Homilía domingo 2 de Adviento
Vivir
con intensidad un acontecimiento que se espera requiere prepararlo con
dedicación, atendiendo a los detalles más insignificantes, sobre todo en
nuestro interior, en la actitud necesaria para acogerlo, vivirlo, disfrutarlo y
hacerlo nuestro. Preparar la llegada del Señor, posibilitar su llegada,
requiere de nosotros la actitud que el profeta Isaías nos pide en nombre de
Dios: preparar el camino, allanar los senderos, convertirnos de nuevo al Señor,
pero aún más requiere de nosotros la disposición a soñar con esperanza el
mañana nuevo que el Niño que nacerá nos trae haciendo posible en nosotros la
acogida de su amor.
Eso
nos ofrece la primera lectura de hoy en la profecía de Isaías (11, 1-10): un
futuro de vida y vida plena, un futuro de armonía con la creación, un futuro de
humanidad que hemos de atrevernos a soñar, a soñar juntos, haciendo del sueño
nuestra tarea.
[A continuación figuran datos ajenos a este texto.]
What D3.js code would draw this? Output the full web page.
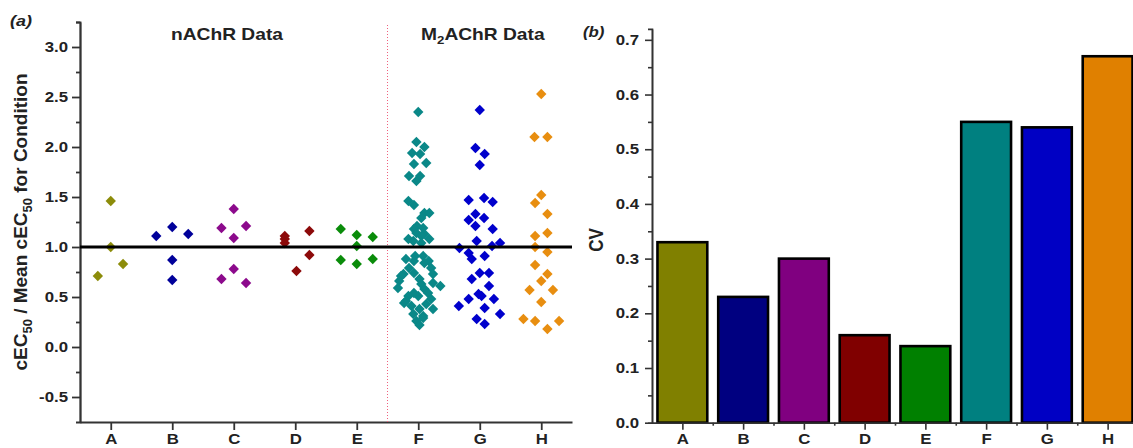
<!DOCTYPE html>
<html><head><meta charset="utf-8">
<script src="https://cdn.jsdelivr.net/npm/d3@7"></script>
<style>
body{margin:0;background:#fff;}
svg{display:block;font-family:Arial,"Liberation Sans",sans-serif;}
</style></head><body>
<svg id="fig" width="1133" height="448"></svg>
<script>
// ---- data ----
const categories = ["A","B","C","D","E","F","G","H"];

// panel (a): cEC50 / mean cEC50 for each condition; jitter is the horizontal spread in category units
const ratioA = [1.46, 1.00, 0.83, 0.71];
const jitterA = [0, 0, 0.2, -0.21];
const ratioB = [1.20, 1.13, 1.11, 0.87, 0.67];
const jitterB = [0, 0.26, -0.26, 0, 0];
const ratioC = [1.38, 1.21, 1.19, 1.09, 0.78, 0.68, 0.64];
const jitterC = [0, 0.2, -0.2, 0, 0, -0.2, 0.2];
const ratioD = [1.16, 1.11, 1.08, 1.04, 0.92, 0.76];
const jitterD = [0.23, -0.17, -0.17, -0.17, 0.23, 0.02];
const ratioE = [1.18, 1.12, 1.10, 1.01, 0.88, 0.87, 0.83];
const jitterE = [-0.26, 0, 0.26, 0, 0.26, -0.26, 0];
const ratioF = [2.35,2.05,2.00,1.94,1.93,1.84,1.83,1.71,1.71,1.66,1.46,1.42,1.34,1.34,1.29,1.21,1.19,1.18,1.14,1.13,1.11,
  1.08,1.08,1.06,1.04,0.91,0.91,0.88,0.86,0.86,0.84,0.79,0.79,0.74,0.73,0.73,0.71,0.68,0.66,0.64,0.63,0.61,0.59,0.58,
  0.54,0.54,0.51,0.51,0.48,0.46,0.44,0.43,0.41,0.38,0.38,0.33,0.31,0.29,0.26,0.22];
const jitterF = [0,-0.03,0.1,-0.1,0.03,0.13,-0.07,-0.15,0.03,-0.03,-0.16,-0.07,0.1,0.18,0.05,-0.02,0.08,-0.07,-0.03,0.1,0.05,
  -0.16,0.18,-0.08,0.05,-0.05,0.08,-0.2,-0.07,0.17,0.1,-0.15,0.21,-0.07,-0.24,0.24,-0.28,0.02,-0.31,0.24,0.05,0.36,-0.33,0.1,
  -0.07,0.16,-0.16,0,0.21,-0.2,-0.23,0.13,-0.11,0.02,0.24,-0.08,0.08,0.08,-0.03,0.02];
const ratioG = [2.37,1.99,1.93,1.82,1.49,1.47,1.45,1.33,1.29,1.27,1.21,1.18,1.06,1.04,1.01,0.99,0.94,0.91,0.88,0.74,
  0.74,0.68,0.61,0.53,0.51,0.48,0.48,0.41,0.39,0.33,0.28,0.23];
const jitterG = [0,-0.07,0.08,0,0.07,-0.18,0.21,-0.07,0.07,-0.18,-0.07,0.21,-0.05,0.33,0.2,-0.33,-0.18,0.08,-0.13,0,
  0.15,-0.13,0.15,-0.02,0.03,-0.18,0.23,-0.34,0.08,0.33,-0.05,0.08];
const ratioH = [2.53,2.10,2.10,1.52,1.44,1.33,1.14,1.11,1.00,0.95,0.82,0.73,0.66,0.57,0.57,0.45,0.28,0.26,0.26,0.18];
const jitterH = [0,-0.11,0.1,0,-0.1,0.1,0.1,-0.1,-0.1,0.1,-0.1,0.1,0,-0.19,0.19,0,-0.29,-0.1,0.29,0.1];

// panel (b): coefficient of variation per condition
const cvValues = [0.33, 0.23, 0.30, 0.16, 0.14, 0.55, 0.54, 0.67];

const ratioTicks = [-0.5, 0, 0.5, 1.0, 1.5, 2.0, 2.5, 3.0];
const cvTicks = [0, 0.1, 0.2, 0.3, 0.4, 0.5, 0.6, 0.7];

const pointColors = ["#8c8c0a","#00009a","#8c0a8c","#8c0a0a","#0a8c0a","#0a8888","#0000cc","#e88e10"];
const barColors   = ["#808000","#000080","#800080","#800000","#008000","#008080","#0000c4","#e08000"];

const ratios = [ratioA, ratioB, ratioC, ratioD, ratioE, ratioF, ratioG, ratioH];
const jitters = [jitterA, jitterB, jitterC, jitterD, jitterE, jitterF, jitterG, jitterH];
const points = [];
ratios.forEach((vals, i) => vals.forEach((v, j) => points.push({cat: i + 1, dx: jitters[i][j], v, color: pointColors[i]})));

// ---- drawing ----
const svg = d3.select("#fig");
const STRETCH = 1.2;
const AX = "#333";

function styleAxis(g, w) {
  g.select(".domain").attr("stroke", AX).attr("stroke-width", w);
  g.selectAll(".tick line").attr("stroke", AX).attr("stroke-width", w);
  g.selectAll("text").attr("fill", "#222").attr("font-weight", "bold").attr("font-size", 14)
    .attr("font-family", "Arial, 'Liberation Sans', sans-serif");
}
function widenLeftLabels(g) {
  g.selectAll(".tick text").each(function () {
    const t = d3.select(this);
    const x = +t.attr("x");
    t.attr("x", 0).attr("transform", `translate(${x},0) scale(${STRETCH},1)`);
  });
}
function widenBottomLabels(g) {
  g.selectAll(".tick text").attr("transform", `scale(${STRETCH},1)`);
}
const fmt = d => d.toFixed(1);

// ===== panel (a) =====
const xA = d3.scaleLinear().domain([0.5, 8.5]).range([80, 572]);
const yA = d3.scaleLinear().domain([-0.75, 3.25]).range([422, 22]);

// minor ticks
svg.append("g").attr("transform", "translate(80,0)")
  .call(d3.axisLeft(yA).tickValues(d3.range(-0.25, 3.3, 0.5)).tickSize(4).tickFormat(""))
  .call(g => { styleAxis(g, 1.8); });
svg.append("g").attr("transform", "translate(80,0)")
  .call(d3.axisLeft(yA).tickValues(ratioTicks).tickSize(8).tickPadding(4).tickFormat(fmt).tickSizeOuter(0))
  .call(g => { styleAxis(g, 1.8); widenLeftLabels(g); });

svg.append("g").attr("transform", "translate(0,422)")
  .call(d3.axisBottom(xA).tickValues(d3.range(1, 9)).tickFormat(d => categories[d - 1]).tickSize(8).tickPadding(4).tickSizeOuter(0))
  .call(g => { styleAxis(g, 1.8); widenBottomLabels(g); });

// separator between receptor groups
svg.append("line")
  .attr("x1", xA(5.5)).attr("x2", xA(5.5)).attr("y1", yA(3.22)).attr("y2", yA(-0.75))
  .attr("stroke", "#f0607e").attr("stroke-width", 1).attr("stroke-dasharray", "1,2")
  .attr("shape-rendering", "crispEdges");

// points
const diamond = d3.symbol().type(d3.symbolSquare).size(54);
svg.append("g").selectAll("path").data(points).join("path")
  .attr("d", diamond)
  .attr("transform", d => `translate(${xA(d.cat + d.dx)},${yA(d.v)}) rotate(45)`)
  .attr("fill", d => d.color);

// reference line at ratio 1
svg.append("line")
  .attr("x1", xA(0.5)).attr("x2", xA(8.5)).attr("y1", yA(1)).attr("y2", yA(1))
  .attr("stroke", "#000").attr("stroke-width", 3);

// group titles
svg.append("text").attr("transform", `translate(${xA(2.89)},40) scale(${STRETCH},1)`)
  .attr("text-anchor", "middle").attr("font-weight", "bold").attr("font-size", 16).attr("fill", "#222")
  .text("nAChR Data");
const m2 = svg.append("text").attr("transform", `translate(${xA(7.05)},40) scale(${STRETCH},1)`)
  .attr("text-anchor", "middle").attr("font-weight", "bold").attr("font-size", 16).attr("fill", "#222");
m2.append("tspan").text("M");
m2.append("tspan").attr("font-size", 11).attr("dy", 4).text("2");
m2.append("tspan").attr("dy", -4).text("AChR Data");

// y axis title
const yt = svg.append("text").attr("transform", "translate(27,222) rotate(-90)")
  .attr("text-anchor", "middle").attr("font-weight", "bold").attr("font-size", 19).attr("fill", "#222");
yt.append("tspan").text("cEC");
yt.append("tspan").attr("font-size", 13).attr("dy", 5).text("50");
yt.append("tspan").attr("dy", -5).text(" / Mean cEC");
yt.append("tspan").attr("font-size", 13).attr("dy", 5).text("50");
yt.append("tspan").attr("dy", -5).text(" for Condition");

svg.append("text").attr("transform", `translate(10,26) scale(${STRETCH},1)`)
  .attr("font-weight", "bold").attr("font-style", "italic").attr("font-size", 15).attr("fill", "#222").text("(a)");

// ===== panel (b) =====
const xB = d3.scaleLinear().domain([0.5, 8.5]).range([652, 1138]);
const yB = d3.scaleLinear().domain([0, 0.72]).range([422.7, 28.9]);

svg.append("g").selectAll("rect").data(cvValues).join("rect")
  .attr("x", (d, i) => xB(i + 1 - 0.41))
  .attr("width", xB(1.82) - xB(1))
  .attr("y", d => yB(d))
  .attr("height", d => yB(0) - yB(d))
  .attr("fill", (d, i) => barColors[i])
  .attr("stroke", "#000").attr("stroke-width", 2.6);

svg.append("g").attr("transform", "translate(652,0)")
  .call(d3.axisLeft(yB).tickValues(d3.range(0.05, 0.7, 0.1)).tickSize(4).tickFormat(""))
  .call(g => styleAxis(g, 1.6));
svg.append("g").attr("transform", "translate(652,0)")
  .call(d3.axisLeft(yB).tickValues(cvTicks).tickSize(7).tickPadding(6).tickFormat(fmt).tickSizeOuter(0))
  .call(g => { styleAxis(g, 1.6); widenLeftLabels(g); });

svg.append("g").attr("transform", "translate(0,422.7)")
  .call(d3.axisBottom(xB).tickValues(d3.range(1.5, 8.5, 1)).tickSize(3).tickFormat("").tickSizeOuter(0))
  .call(g => styleAxis(g, 1.6));
svg.append("g").attr("transform", "translate(0,422.7)")
  .call(d3.axisBottom(xB).tickValues(d3.range(1, 9)).tickFormat(d => categories[d - 1]).tickSize(7).tickPadding(4).tickSizeOuter(0))
  .call(g => { styleAxis(g, 1.6); widenBottomLabels(g); });

svg.append("text").attr("transform", `translate(603,240) rotate(-90) scale(1,${STRETCH})`)
  .attr("text-anchor", "middle").attr("font-weight", "bold").attr("font-size", 17).attr("fill", "#222").text("CV");

svg.append("text").attr("transform", `translate(583,37) scale(${STRETCH},1)`)
  .attr("font-weight", "bold").attr("font-style", "italic").attr("font-size", 14).attr("fill", "#222").text("(b)");
</script>
</body></html>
Nos ofrece la paz, la mansedumbre, el cuidado que posibilita un
futuro reconciliado; un encuentro de lo aparentemente irreconciliable. Un
futuro donde no tiene cabida el daño al otro ni a la creación y donde la
humanidad reconciliada es fruto de la sabiduría del Señor que nos habita.
La
primera invitación de la Palabra, hoy, es una invitación a soñar con un mañana
nuevo. Es un anuncio de esperanza que necesitan hoy escuchar, sobre todo, las
víctimas de este sistema. Un sueño que, como Iglesia, hemos de alentar, de
vivir, y de ofrecer.
Esperamos
ese rebrotar de nuestra humanidad que haga nuevas todas las cosas en Cristo,
desde la ternura del Dios empequeñecido en el amor que nos nace. Pero es
necesaria nuestra conversión. Acoger la esperanza exige ir construyendo y
haciendo visibles alternativas creíbles de vida plena. Exige ir dando el fruto
que exige la conversión; exige seguir abriendo camino al Dios de la Paciencia y
del Consuelo.
Exige
disponernos para que Dios habite en nosotros y haga morada con nosotros. Esto implica un cambio de mentalidad. Sin
conversión no podemos acoger a Cristo. El bautismo es signo de ese cambio que
empieza a producirse en nosotros.
Ante
la llegada del Señor no cabe sino aceptación o rechazo. No existe un término
medio, no caben componendas con la injusticia. Dar testimonio del Reino es
preparar la venida del Señor. Nuestra acogida al prójimo es condición y
expresión de la acogida que Cristo nos da. La práctica misericordiosa de la
justicia expresa esta actitud que hemos de vivir.
Escuchamos
de nuevo la voz del profeta: “preparad el camino al Señor”. Quitad los
obstáculos que impiden la llegada de Dios a vuestras vidas. No bloqueéis su
presencia. Abríos a la presencia amorosa de Dios en vuestra vida. Y anunciad
así, ese amor cercano, compasivo y misericordioso que se ofrece a todas las
personas.
De
algún modo todos los bautizados tenemos algo de Juan Bautista. Estamos llamados
como él a anunciar esa cercana presencia del Señor que requiere como condición
la humanización de nuestra existencia y la práctica de la misericordia y la
justicia como expresión del amor que puede construir la fraternidad que el
profeta Isaías propone, y a la que Jesucristo convoca con su vida.
Para
eso tendremos que escuchar tantas voces que claman en el desierto, voces cuyos
gritos estridentes y dolorosos resuenan en nuestro mundo: el clamor de los
empobrecidos, de los migrantes, de personas largamente desempleadas, de las
personas descartadas, invisibilizadas por este sistema. Escuchar el grito de
tantas personas cuya humanidad sigue siendo negada. Habremos de escuchar el
grito de la creación, y en él sentir la convocación de Dios a caminar, a abrir
camino al Reino.
Acogernos
mutuamente, como nos invita san Pablo, en la 2ª lectura, es el fruto que pide
la conversión. Hay una llamada al encuentro y la comunión que puede convertirse
hoy en un signo de esperanza que nuestra comunidad necesita soñar para poder
ofrecerlo a este mundo nuestro tan necesitado de esperanza. Nuestro camino de
adviento pasa por la comunión, por la humanidad reconciliada.